I think it is broadly 60-40. 60 naphtha, 40 LNG, but for exact figures, I may have to check that out again.
No sir, this 60-40 works. And lastly, sir, on CapEx guidance. If you could give the CapEx numbers for FY '26 and '27?
Yes. Just hold on. '26-'27 it is INR 36,000-odd crores as of now.
For both the years?
No. Which one? '26-'27 I told you.
'25-'26 and '26-'27 would be in the same range. Yes, more or less. From INR 34,000 crores to INR 36,000 crores.
The last question of the day comes from Hemang Khanna from Nomura.
Sir, I just wanted a clarification on the new gas volumes. So 4.68 MMSCMD, new gas does not include 1.85 from KG, right?
No, no. It does not include that 1.85 from KG.
Okay. So entire 4.68 is roughly at $9 per MMBtu of realization.
See, that is basically HPHT deepwater gas what you are talking about, KG 98/2. This is from our nominated field is what we were talking about, the 20% segment.
Correct. So the entire 4.68 is roughly at about, let's say, $9 odd?
Exactly.
Thank you, sir. Now I hand over the floor to Mr. Vivek Tongaonkar for closing comments. .

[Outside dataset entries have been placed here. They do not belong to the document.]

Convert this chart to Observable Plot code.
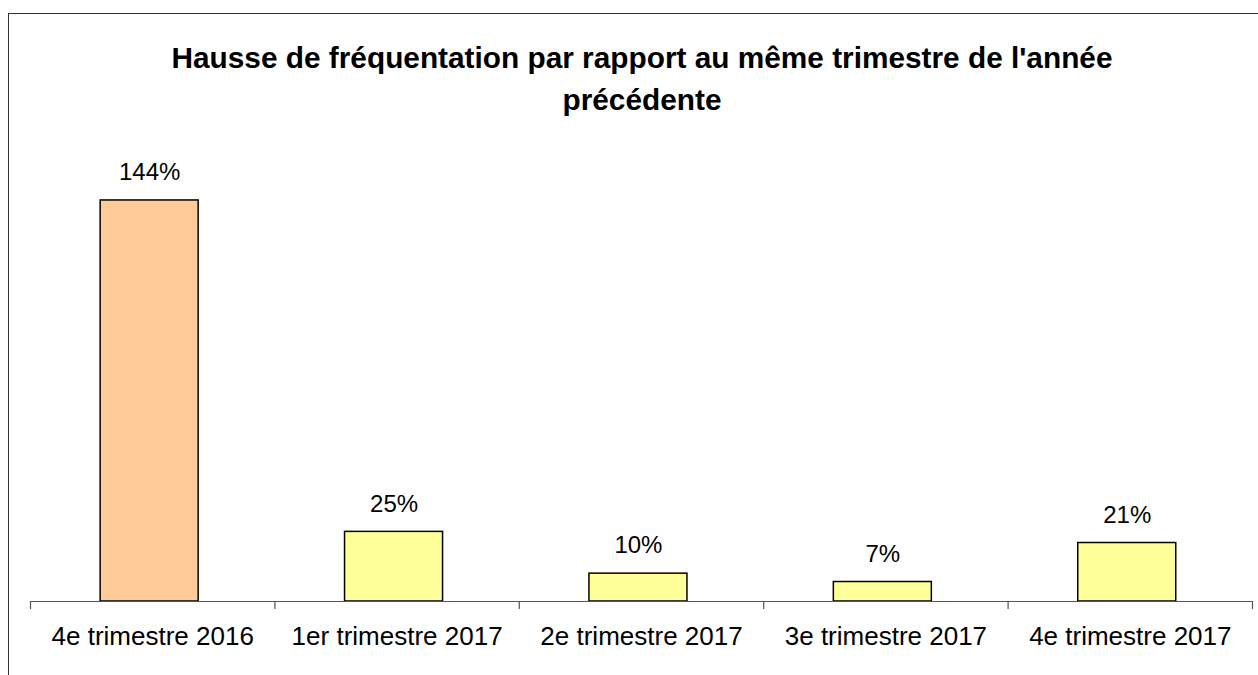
<!DOCTYPE html>
<html>
<head>
<meta charset="utf-8">
<script src="https://cdn.jsdelivr.net/npm/d3@7"></script>
<script src="https://cdn.jsdelivr.net/npm/@observablehq/plot@0.6"></script>
<style>
  html, body { margin: 0; padding: 0; background: #fff; }
  #wrap { position: relative; width: 1258px; height: 675px; overflow: hidden; font-family: "Liberation Sans", Arial, sans-serif; }
  #frame { position: absolute; left: 8px; top: 13px; width: 1300px; height: 700px; border: 1.5px solid #333; box-sizing: border-box; }
  #title { position: absolute; left: 0; top: 37px; width: 1284px; text-align: center; font-weight: bold; font-size: 29.8px; line-height: 42px; color: #000; }
  #chart { position: absolute; left: 0; top: 120px; }
</style>
</head>
<body>
<div id="wrap">
  <div id="frame"></div>
  <div id="title">Hausse de fréquentation par rapport au même trimestre de l'année<br>précédente</div>
  <div id="chart"></div>
</div>
<script>
const categories = ["4e trimestre 2016", "1er trimestre 2017", "2e trimestre 2017", "3e trimestre 2017", "4e trimestre 2017"];
const values = [144, 25, 10, 7, 21];
const labels = ["144%", "25%", "10%", "7%", "21%"];
const colors = ["#FFCC99", "#FFFF99", "#FFFF99", "#FFFF99", "#FFFF99"];

const data = categories.map((c, i) => ({
  cat: c, i, v: values[i], label: labels[i], color: colors[i],
  x1: i + 0.287, x2: i + 0.688, xc: i + 0.4875
}));

const plot = Plot.plot({
  width: 1258,
  height: 555,
  marginLeft: 30,
  marginRight: 6,
  marginTop: 35.4,
  marginBottom: 74,
  style: { fontFamily: "'Liberation Sans', Arial, sans-serif", fontSize: "24px", color: "#000", background: "transparent" },
  x: { type: "linear", domain: [0, categories.length], axis: null },
  y: { domain: [0, 160], axis: null },
  marks: [
    Plot.rectY(data, { x1: "x1", x2: "x2", y: "v", fill: "color", stroke: "#000", strokeWidth: 1.5 }),
    Plot.ruleY([0], { stroke: "#555", strokeWidth: 1.2 }),
    Plot.axisX({ ticks: d3.range(categories.length + 1), tickFormat: () => "", tickSize: 8, stroke: "#555", strokeWidth: 1.2 }),
    Plot.axisX({ ticks: d3.range(categories.length).map(i => i + 0.5), tickFormat: d => categories[Math.floor(d)], tickSize: 0, tickPadding: 25, fontSize: 26, fill: "#000" }),
    Plot.text(data, { x: "xc", y: "v", text: "label", dy: -28, fontSize: 24, fill: "#000" })
  ]
});
document.getElementById("chart").appendChild(plot);
</script>
</body>
</html>
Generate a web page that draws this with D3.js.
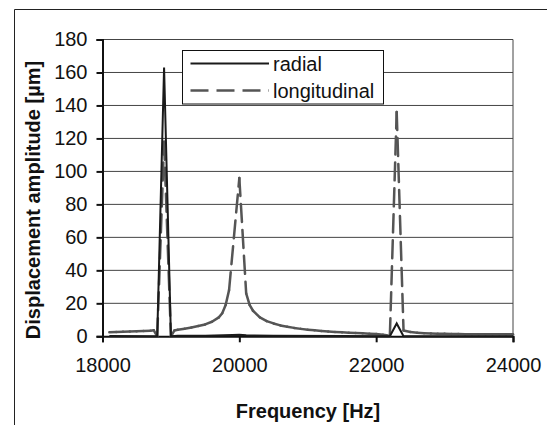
<!DOCTYPE html>
<html>
<head>
<meta charset="utf-8">
<script src="https://d3js.org/d3.v7.min.js"></script>
<style>
  body { margin: 0; background: #fff; }
  svg text { font-family: "Liberation Sans", Arial, sans-serif; fill: #111; }
</style>
</head>
<body>
<script>
// frequency samples [Hz] and amplitudes [um]
var longFreq = [18100, 18200, 18300, 18400, 18500, 18600, 18700, 18750, 18800, 18900, 19000, 19050, 19100, 19200, 19300, 19400, 19500, 19600, 19700, 19750, 19800, 19850, 20000, 20100, 20150, 20200, 20300, 20400, 20500, 20600, 20700, 20800, 20900, 21000, 21100, 21200, 21300, 21400, 21500, 21600, 21700, 21800, 21900, 22000, 22100, 22150, 22200, 22300, 22400, 22500, 22600, 22700, 22800, 22900, 23000, 23100, 23200, 23300, 23400, 23500, 23600, 23700, 23800, 23900, 24000];
var longAmp  = [2.5, 2.6, 2.7, 2.9, 3.0, 3.2, 3.4, 3.6, 0, 118, 0, 3.5, 4.0, 4.6, 5.3, 6.2, 7.2, 8.8, 11.5, 14, 19, 28, 96, 26, 19, 15.5, 11.5, 9.2, 7.8, 6.6, 5.8, 5.1, 4.5, 4.0, 3.6, 3.2, 2.9, 2.6, 2.4, 2.2, 2.0, 1.8, 1.6, 1.4, 1.0, 0.6, 0, 136, 3.5, 2.6, 2.2, 1.9, 1.7, 1.6, 1.5, 1.4, 1.4, 1.3, 1.3, 1.3, 1.2, 1.2, 1.2, 1.2, 1.2];

var radFreq = [18100, 18800, 18900, 19000, 19100, 19500, 19900, 20000, 20100, 20500, 21500, 22200, 22300, 22400, 23000, 24000];
var radAmp  = [0.2, 0, 163, 0, 0.3, 0.3, 0.8, 1, 0.6, 0.3, 0.2, 0, 7.8, 0, 0.1, 0.1];

var xTicks = [18000, 20000, 22000, 24000];
var yTicks = [0, 20, 40, 60, 80, 100, 120, 140, 160, 180];
var seriesNames = ["radial", "longitudinal"];

var svg = d3.select("body").append("svg").attr("width", 547).attr("height", 425);

// outer frame
svg.append("line").attr("x1", 14.5).attr("y1", 9.5).attr("x2", 547).attr("y2", 9.5).style("stroke", "#222").style("stroke-width", 1);
svg.append("line").attr("x1", 14.5).attr("y1", 9.5).attr("x2", 14.5).attr("y2", 425).style("stroke", "#222").style("stroke-width", 1);

var x = d3.scaleLinear().domain([18000, 24000]).range([102.5, 513]);
var y = d3.scaleLinear().domain([0, 180]).range([336.3, 39.5]);

// gridlines
svg.selectAll("line.grid").data(yTicks.slice(1)).enter().append("line")
  .attr("class", "grid")
  .attr("x1", x(18000)).attr("x2", x(24000))
  .attr("y1", function(d){ return y(d); }).attr("y2", function(d){ return y(d); })
  .style("stroke", "#444").style("stroke-width", 1);
svg.append("line").attr("x1", x(24000)).attr("x2", x(24000)).attr("y1", y(180)).attr("y2", y(0))
  .style("stroke", "#444").style("stroke-width", 1);

// axes
var yAxis = d3.axisLeft(y).tickValues(yTicks).tickSize(6).tickPadding(9);
var gy = svg.append("g").attr("transform", "translate(" + x(18000) + ",0)").call(yAxis);
var xAxis = d3.axisBottom(x).tickValues(xTicks).tickFormat(d3.format("d")).tickSize(6).tickPadding(16);
var gx = svg.append("g").attr("transform", "translate(0," + y(0) + ")").call(xAxis);
[gx, gy].forEach(function(g){
  g.select(".domain").style("stroke", "#111").style("stroke-width", 2);
  g.selectAll(".tick line").style("stroke", "#111").style("stroke-width", 2);
  g.selectAll(".tick text").style("font-size", "20px").style("font-family", "Liberation Sans, Arial, sans-serif").attr("fill", "#111");
});

// longitudinal: dash pattern restarts on every segment (like the original)
var longPts = longFreq.map(function(f, i){ return [f, longAmp[i]]; });
var segs = d3.pairs(longPts);
svg.selectAll("line.long").data(segs).enter().append("line")
  .attr("class", "long")
  .attr("x1", function(d){ return x(d[0][0]); }).attr("y1", function(d){ return y(d[0][1]); })
  .attr("x2", function(d){ return x(d[1][0]); }).attr("y2", function(d){ return y(d[1][1]); })
  .style("stroke", "#555").style("stroke-width", 2.5)
  .style("stroke-dasharray", "18,8").style("stroke-linecap", "round");

// radial
var line = d3.line().x(function(d){ return x(d[0]); }).y(function(d){ return y(d[1]); });
svg.append("path")
  .datum(radFreq.map(function(f, i){ return [f, radAmp[i]]; }))
  .attr("d", line)
  .style("fill", "none").style("stroke", "#1a1a1a").style("stroke-width", 2)
  .style("stroke-linejoin", "miter");

// legend
var lg = svg.append("g");
lg.append("rect").attr("x", 182.5).attr("y", 50.5).attr("width", 201).attr("height", 53.5)
  .style("fill", "#fff").style("stroke", "#111").style("stroke-width", 1);
lg.append("line").attr("x1", 190.5).attr("x2", 269).attr("y1", 63.5).attr("y2", 63.5)
  .style("stroke", "#1a1a1a").style("stroke-width", 2);
lg.append("line").attr("x1", 190.5).attr("x2", 269).attr("y1", 90.5).attr("y2", 90.5)
  .style("stroke", "#555").style("stroke-width", 2.5).style("stroke-dasharray", "18,8");
lg.selectAll("text").data(seriesNames).enter().append("text")
  .attr("x", 273).attr("y", function(d, i){ return 71 + i * 27; })
  .style("font-size", "20px")
  .text(function(d){ return d; });

// axis titles
svg.append("text").attr("x", 308).attr("y", 418).attr("text-anchor", "middle")
  .style("font-size", "20px").style("font-weight", "bold").text("Frequency [Hz]");
svg.append("text").attr("transform", "translate(40,200) rotate(-90)").attr("text-anchor", "middle")
  .style("font-size", "20px").style("font-weight", "bold").text("Displacement amplitude [µm]");
</script>
</body>
</html>
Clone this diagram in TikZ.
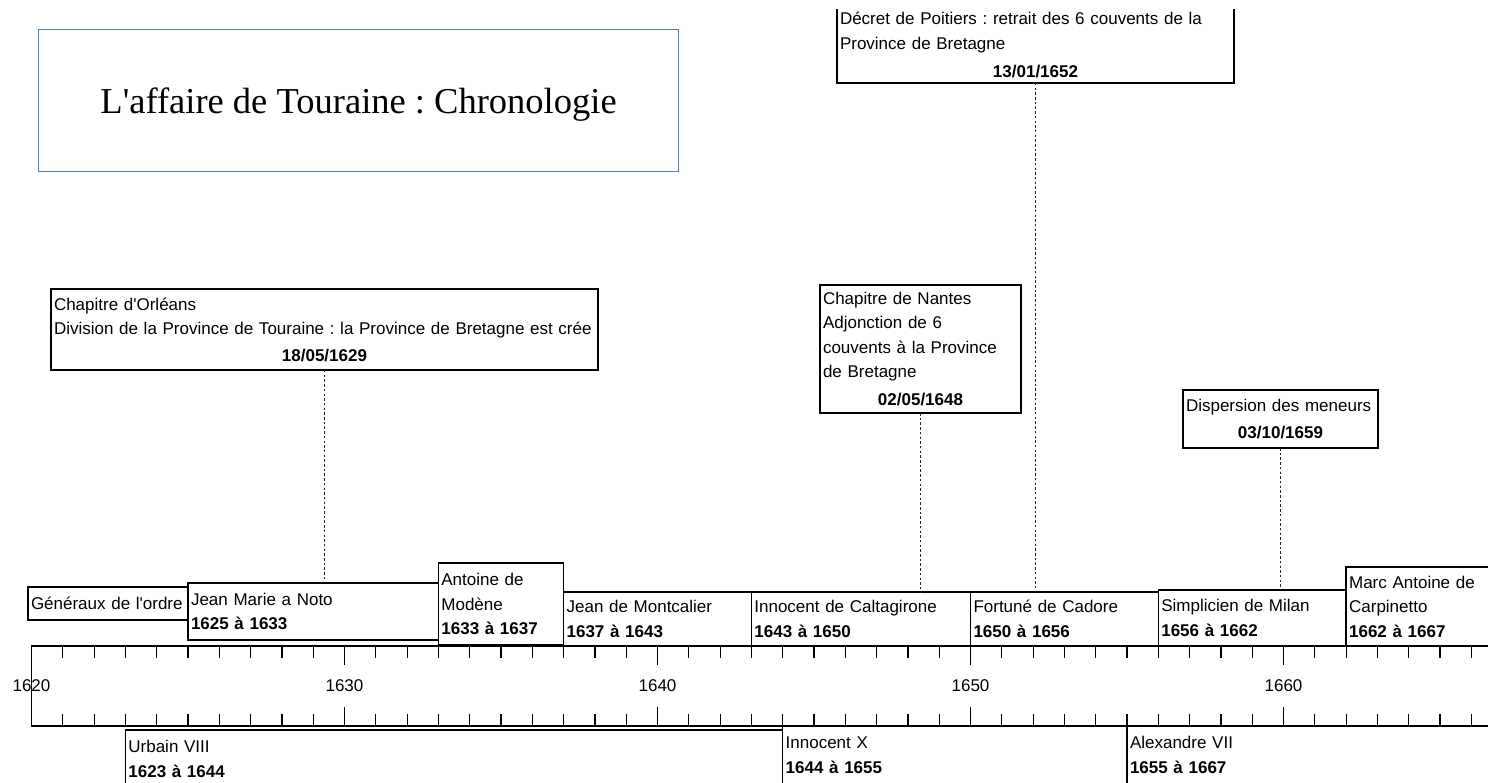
\documentclass[tikz,border=0pt]{standalone}
\usepackage{fontspec}
\setmainfont{Liberation Serif}[Ligatures=TeXOff]
\newfontfamily\lsans{Liberation Sans}[Ligatures=TeXOff]
\definecolor{titleblue}{RGB}{82,122,190}
\frenchspacing
\begin{document}
\begin{tikzpicture}[x=1pt,y=-1pt,
  box/.style={draw=black, line width=1.3pt, fill=white, anchor=north west, align=left,
    inner xsep=3pt, inner ysep=0pt, outer sep=0pt,
    font=\lsans\fontsize{17pt}{24.5pt}\selectfont},
  titlebox/.style={draw=titleblue, line width=1.1pt, anchor=north west, inner sep=0pt,
    font=\fontsize{36.5pt}{40pt}\selectfont},
  conn/.style={line width=1pt, draw=black!85, dash pattern=on 2.5pt off 2.2pt},
  axisline/.style={line width=1.5pt},
  tickline/.style={line width=1.2pt},
  yearlbl/.style={inner sep=0pt, font=\lsans\fontsize{17pt}{20pt}\selectfont}
]
\useasboundingbox (0,0) rectangle (1488,783);
\begin{scope}
\clip (0,10) rectangle (1488,783);

% title
\node[titlebox, minimum width=640pt, minimum height=142pt, text height=26.5pt, text depth=0pt]
  (title) at (38,29) {L'affaire de Touraine : Chronologie};

% axis
\draw[axisline] (1488,646) -- (31.5,646) -- (31.5,726) -- (1488,726);
\foreach \i in {1,...,47}{
  \pgfmathtruncatemacro\m{mod(\i,10)}
  \ifnum\m=0 \def\tl{19}\else\def\tl{12}\fi
  \draw[tickline] ({31.5+\i*31.3},646) -- ++(0,\tl);
  \draw[tickline] ({31.5+\i*31.3},726) -- ++(0,-\tl);
}
\foreach \yv in {1620,1630,1640,1650,1660}{
  \node[yearlbl] (y\yv) at ({31.5+(\yv-1620)*31.3},686) {\yv};
}

% generals (top row)
\node[box, text width=155pt, minimum height=33pt] (gen) at (28,587) {Généraux de l'ordre};
\node[box, text width=244.4pt, minimum height=57pt] (jm) at (188,583) {Jean Marie a Noto\\\textbf{1625 à 1633}};
\node[box, text width=119.2pt, minimum height=82pt] (ant) at (438.4,563) {Antoine de\\Modène\\\textbf{1633 à 1637}};
\node[box, text width=181.8pt, minimum height=54pt] (mont) at (563.6,592) {Jean de Montcalier\\\textbf{1637 à 1643}};
\node[box, text width=213.1pt, minimum height=54pt] (inc) at (751.4,592) {Innocent de Caltagirone\\\textbf{1643 à 1650}};
\node[box, text width=181.8pt, minimum height=54pt] (fort) at (970.5,592) {Fortuné de Cadore\\\textbf{1650 à 1656}};
\node[box, text width=181.8pt, minimum height=56pt] (simp) at (1158.3,590) {Simplicien de Milan\\\textbf{1656 à 1662}};
\node[box, text width=150.5pt, minimum height=79pt] (marc) at (1346.1,567) {Marc Antoine de\\Carpinetto\\\textbf{1662 à 1667}};

% popes (bottom row)
\node[box, text width=651.3pt, minimum height=58pt] (urb) at (125.4,730) {Urbain VIII\\\textbf{1623 à 1644}};
\node[box, text width=338.3pt, minimum height=58pt] (innx) at (782.7,726) {Innocent X\\\textbf{1644 à 1655}};
\node[box, text width=369.6pt, minimum height=58pt] (alex) at (1127,726) {Alexandre VII\\\textbf{1655 à 1667}};

% events
\node[box, text width=541pt, minimum height=81pt] (orl) at (51,289)
  {Chapitre d'Orléans\\Division de la Province de Touraine : la Province de Bretagne est crée\\[2pt]\makebox[\linewidth]{\bfseries 18/05/1629}};
\node[box, text width=195pt, minimum height=128pt] (nan) at (820,285)
  {Chapitre de Nantes\\Adjonction de 6\\couvents à la Province\\de Bretagne\\[3pt]\makebox[\linewidth]{\bfseries 02/05/1648}};
\node[box, anchor=south west, text width=391pt, minimum height=76pt] (dec) at (837,83)
  {Décret de Poitiers : retrait des 6 couvents de la\\Province de Bretagne\\[4pt]\makebox[\linewidth]{\bfseries 13/01/1652}};
\node[box, text width=189pt, minimum height=58pt] (disp) at (1183,390)
  {Dispersion des meneurs\\[2pt]\makebox[\linewidth]{\bfseries 03/10/1659}};

% connectors
\draw[conn] (orl.south) -- (orl.south |- jm.north);
\draw[conn] (nan.south) -- (nan.south |- inc.north);
\draw[conn] (dec.south) -- (dec.south |- fort.north);
\draw[conn] (disp.south) -- (disp.south |- simp.north);
\end{scope}
\end{tikzpicture}
\end{document}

Yes. Thank you very much, and thank you all for those questions also and the interest that is being shown in our company. If you want any further clarifications or with the clarifications given here do not meet or do you require further information also, please feel free to contact our IRC cell, and we would be happy to come back to you and provide you the necessary information. So thank you all, and thank you from ONGC over here.
Thank you, sir. Ladies and gentlemen, this concludes your conference for today. Thank you for your participation and for using Door Sabha's conference call service. You may disconnect your lines now. Thank you, and have a good day.